Description of the task: Repeat, exactly, the run of lines that opens with the line containing "Recreate this image" and closes with the line containing "Chart.register(...registerables);", and leave all other lines out.

Records to process:
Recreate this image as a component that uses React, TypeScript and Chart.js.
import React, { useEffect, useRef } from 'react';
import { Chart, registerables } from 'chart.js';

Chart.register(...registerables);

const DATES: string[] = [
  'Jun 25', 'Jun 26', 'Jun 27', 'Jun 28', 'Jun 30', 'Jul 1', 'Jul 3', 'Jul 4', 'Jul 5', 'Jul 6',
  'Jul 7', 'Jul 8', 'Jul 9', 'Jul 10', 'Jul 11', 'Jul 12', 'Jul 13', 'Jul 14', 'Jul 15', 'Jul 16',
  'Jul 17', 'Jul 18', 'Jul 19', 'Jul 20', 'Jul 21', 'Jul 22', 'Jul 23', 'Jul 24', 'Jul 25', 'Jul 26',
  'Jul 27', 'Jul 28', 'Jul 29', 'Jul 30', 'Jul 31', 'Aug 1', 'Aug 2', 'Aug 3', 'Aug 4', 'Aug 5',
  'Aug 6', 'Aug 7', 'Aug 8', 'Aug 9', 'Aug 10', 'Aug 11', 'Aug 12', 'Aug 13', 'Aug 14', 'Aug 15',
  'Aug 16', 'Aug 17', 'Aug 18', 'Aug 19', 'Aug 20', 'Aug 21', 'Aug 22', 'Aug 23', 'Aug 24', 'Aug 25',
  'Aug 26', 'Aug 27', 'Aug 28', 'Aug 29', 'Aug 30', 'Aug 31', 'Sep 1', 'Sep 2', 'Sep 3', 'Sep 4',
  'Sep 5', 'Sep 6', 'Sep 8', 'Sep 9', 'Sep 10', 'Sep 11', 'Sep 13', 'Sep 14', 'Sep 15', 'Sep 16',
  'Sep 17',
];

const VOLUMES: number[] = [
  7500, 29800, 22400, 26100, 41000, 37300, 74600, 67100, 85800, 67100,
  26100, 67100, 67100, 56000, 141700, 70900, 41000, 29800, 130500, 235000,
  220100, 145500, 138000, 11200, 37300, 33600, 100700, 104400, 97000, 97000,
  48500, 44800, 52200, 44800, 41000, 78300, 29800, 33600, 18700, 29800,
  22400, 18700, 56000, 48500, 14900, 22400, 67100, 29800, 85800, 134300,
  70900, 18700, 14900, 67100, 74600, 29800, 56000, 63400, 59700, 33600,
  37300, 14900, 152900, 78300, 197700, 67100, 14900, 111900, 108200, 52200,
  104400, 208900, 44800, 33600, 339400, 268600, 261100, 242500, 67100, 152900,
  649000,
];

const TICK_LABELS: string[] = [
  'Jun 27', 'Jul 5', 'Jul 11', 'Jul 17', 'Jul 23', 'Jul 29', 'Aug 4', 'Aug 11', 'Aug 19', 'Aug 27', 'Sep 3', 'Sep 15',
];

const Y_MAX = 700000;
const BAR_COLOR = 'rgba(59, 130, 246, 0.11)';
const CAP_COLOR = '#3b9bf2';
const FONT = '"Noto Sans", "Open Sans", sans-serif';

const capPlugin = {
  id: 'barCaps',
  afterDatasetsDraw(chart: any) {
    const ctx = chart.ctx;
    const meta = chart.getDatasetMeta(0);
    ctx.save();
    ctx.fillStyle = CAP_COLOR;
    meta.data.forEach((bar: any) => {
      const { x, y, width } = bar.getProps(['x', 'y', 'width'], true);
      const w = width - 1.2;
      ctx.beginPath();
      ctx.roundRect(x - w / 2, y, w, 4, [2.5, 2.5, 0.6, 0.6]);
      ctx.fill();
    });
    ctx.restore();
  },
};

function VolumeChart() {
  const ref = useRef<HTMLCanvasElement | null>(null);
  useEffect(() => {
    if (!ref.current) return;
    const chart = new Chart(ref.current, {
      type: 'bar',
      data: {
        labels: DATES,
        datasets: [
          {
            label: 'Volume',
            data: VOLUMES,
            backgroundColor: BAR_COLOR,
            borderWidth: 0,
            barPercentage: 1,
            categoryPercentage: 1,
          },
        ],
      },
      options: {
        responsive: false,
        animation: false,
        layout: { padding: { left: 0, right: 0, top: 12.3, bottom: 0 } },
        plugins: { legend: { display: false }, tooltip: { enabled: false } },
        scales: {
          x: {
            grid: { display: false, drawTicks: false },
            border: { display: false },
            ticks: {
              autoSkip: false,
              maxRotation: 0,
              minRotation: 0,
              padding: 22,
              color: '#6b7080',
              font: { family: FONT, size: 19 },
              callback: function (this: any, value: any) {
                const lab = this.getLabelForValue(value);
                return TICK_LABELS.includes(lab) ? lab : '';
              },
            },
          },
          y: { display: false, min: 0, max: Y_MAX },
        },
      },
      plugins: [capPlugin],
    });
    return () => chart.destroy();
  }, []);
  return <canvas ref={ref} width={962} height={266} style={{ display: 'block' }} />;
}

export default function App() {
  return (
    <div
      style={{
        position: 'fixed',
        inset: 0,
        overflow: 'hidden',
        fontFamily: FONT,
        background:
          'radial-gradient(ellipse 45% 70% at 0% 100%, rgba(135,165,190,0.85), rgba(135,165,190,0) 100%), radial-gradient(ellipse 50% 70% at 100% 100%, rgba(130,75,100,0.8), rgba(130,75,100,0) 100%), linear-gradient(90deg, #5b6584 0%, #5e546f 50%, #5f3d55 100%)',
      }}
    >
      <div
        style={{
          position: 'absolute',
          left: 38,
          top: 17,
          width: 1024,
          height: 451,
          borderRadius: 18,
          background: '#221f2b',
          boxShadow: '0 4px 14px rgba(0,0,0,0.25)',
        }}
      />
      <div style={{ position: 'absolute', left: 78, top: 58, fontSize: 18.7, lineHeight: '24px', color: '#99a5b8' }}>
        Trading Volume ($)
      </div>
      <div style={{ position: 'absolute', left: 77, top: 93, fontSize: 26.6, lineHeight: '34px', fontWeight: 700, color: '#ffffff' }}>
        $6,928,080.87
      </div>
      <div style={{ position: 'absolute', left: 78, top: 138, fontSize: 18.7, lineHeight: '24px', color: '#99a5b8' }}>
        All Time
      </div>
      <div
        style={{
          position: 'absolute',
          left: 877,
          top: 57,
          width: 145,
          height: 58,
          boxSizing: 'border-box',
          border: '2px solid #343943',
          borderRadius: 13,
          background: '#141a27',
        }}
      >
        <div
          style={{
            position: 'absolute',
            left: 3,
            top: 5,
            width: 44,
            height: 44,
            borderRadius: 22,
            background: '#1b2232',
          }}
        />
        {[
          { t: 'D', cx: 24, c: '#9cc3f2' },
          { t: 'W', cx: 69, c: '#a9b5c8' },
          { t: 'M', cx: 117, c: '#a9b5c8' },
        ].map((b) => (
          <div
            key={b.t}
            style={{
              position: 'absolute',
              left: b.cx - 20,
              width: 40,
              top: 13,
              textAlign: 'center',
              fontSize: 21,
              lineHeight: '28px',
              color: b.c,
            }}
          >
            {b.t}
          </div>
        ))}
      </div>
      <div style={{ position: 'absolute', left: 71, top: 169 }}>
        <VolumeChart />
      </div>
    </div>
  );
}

...

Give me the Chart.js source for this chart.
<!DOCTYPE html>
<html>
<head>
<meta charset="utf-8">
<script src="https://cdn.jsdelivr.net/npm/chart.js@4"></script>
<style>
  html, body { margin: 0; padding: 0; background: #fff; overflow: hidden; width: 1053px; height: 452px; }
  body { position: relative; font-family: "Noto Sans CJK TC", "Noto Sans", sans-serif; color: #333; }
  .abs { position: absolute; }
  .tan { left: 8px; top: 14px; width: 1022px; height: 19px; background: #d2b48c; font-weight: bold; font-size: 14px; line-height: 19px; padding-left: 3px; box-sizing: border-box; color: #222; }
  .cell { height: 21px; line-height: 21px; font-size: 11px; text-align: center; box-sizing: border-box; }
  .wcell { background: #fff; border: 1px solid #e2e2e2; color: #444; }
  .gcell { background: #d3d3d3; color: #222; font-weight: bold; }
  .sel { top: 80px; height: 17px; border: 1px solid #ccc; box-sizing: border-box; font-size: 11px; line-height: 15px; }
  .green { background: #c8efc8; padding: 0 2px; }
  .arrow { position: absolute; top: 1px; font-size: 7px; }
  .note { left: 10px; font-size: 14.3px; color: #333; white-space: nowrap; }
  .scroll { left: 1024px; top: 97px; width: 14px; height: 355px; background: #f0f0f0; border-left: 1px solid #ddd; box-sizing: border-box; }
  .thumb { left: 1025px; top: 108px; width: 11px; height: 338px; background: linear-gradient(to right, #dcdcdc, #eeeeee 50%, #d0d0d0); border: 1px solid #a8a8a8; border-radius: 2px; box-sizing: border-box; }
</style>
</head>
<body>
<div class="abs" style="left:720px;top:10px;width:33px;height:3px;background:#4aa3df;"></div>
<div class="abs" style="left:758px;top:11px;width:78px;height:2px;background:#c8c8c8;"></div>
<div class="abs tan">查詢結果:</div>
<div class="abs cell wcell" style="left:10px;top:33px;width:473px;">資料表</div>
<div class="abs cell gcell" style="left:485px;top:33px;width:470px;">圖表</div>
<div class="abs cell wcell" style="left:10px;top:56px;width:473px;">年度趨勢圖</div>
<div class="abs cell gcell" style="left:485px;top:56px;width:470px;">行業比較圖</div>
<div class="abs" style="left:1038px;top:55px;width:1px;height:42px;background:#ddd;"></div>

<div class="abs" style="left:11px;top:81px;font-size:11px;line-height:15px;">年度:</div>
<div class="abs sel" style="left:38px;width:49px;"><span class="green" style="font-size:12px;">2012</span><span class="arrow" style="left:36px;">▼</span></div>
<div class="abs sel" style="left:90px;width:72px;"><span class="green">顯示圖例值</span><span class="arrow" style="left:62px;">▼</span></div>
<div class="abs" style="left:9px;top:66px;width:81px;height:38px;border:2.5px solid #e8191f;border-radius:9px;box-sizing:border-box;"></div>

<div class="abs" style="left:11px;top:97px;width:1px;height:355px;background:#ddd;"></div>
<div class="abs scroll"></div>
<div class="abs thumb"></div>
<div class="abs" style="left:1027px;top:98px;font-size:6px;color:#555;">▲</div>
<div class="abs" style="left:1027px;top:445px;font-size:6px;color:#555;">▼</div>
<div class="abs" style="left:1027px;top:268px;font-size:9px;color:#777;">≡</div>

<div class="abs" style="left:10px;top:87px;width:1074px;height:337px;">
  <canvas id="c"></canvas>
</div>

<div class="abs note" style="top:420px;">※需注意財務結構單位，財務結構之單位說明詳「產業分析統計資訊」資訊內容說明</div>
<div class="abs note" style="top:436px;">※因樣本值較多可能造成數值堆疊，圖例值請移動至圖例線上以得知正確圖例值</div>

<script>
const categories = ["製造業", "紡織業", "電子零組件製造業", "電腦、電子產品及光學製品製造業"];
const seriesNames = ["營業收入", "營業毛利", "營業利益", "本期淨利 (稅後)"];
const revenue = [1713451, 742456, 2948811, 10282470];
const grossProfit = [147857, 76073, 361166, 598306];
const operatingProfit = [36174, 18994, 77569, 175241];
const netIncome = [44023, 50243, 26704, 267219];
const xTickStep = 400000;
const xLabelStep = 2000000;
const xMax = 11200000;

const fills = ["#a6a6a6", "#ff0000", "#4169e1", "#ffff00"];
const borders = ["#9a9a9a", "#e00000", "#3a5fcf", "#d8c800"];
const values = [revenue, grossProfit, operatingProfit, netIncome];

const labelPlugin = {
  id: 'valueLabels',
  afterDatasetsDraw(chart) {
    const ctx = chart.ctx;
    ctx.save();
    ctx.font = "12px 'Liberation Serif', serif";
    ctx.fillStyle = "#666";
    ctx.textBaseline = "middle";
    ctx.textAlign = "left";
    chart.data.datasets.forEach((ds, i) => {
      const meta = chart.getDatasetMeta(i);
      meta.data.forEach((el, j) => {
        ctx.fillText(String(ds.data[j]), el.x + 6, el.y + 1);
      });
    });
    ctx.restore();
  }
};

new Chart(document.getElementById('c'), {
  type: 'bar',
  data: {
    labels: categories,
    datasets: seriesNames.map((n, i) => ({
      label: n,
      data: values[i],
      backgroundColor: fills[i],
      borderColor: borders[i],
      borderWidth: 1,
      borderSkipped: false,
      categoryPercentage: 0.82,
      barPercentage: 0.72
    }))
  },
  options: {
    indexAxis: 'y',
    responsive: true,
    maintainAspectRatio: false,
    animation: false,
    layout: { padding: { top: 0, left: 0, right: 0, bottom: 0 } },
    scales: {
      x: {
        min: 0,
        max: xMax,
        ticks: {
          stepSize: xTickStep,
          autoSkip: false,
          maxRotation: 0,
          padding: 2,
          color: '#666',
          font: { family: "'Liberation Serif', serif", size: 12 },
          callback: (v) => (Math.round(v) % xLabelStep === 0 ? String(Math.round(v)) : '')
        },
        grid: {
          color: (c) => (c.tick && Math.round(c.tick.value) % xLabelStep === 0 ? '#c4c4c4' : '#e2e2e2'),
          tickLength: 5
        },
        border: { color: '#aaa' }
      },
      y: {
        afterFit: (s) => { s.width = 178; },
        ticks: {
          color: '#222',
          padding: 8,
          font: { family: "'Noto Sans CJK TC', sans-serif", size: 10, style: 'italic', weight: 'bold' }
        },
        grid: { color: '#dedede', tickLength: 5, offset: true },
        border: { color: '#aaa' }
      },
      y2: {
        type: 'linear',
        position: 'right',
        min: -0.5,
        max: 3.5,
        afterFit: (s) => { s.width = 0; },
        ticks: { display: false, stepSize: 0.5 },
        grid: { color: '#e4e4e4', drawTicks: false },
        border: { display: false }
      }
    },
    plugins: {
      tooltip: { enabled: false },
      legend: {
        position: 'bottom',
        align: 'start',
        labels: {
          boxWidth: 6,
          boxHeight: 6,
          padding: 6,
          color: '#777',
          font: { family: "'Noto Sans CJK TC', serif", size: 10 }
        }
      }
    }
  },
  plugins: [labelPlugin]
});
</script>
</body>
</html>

Result of the task:
Recreate this image as a component that uses React, TypeScript and Chart.js.
import React, { useEffect, useRef } from 'react';
import { Chart, registerables } from 'chart.js';

Chart.register(...registerables);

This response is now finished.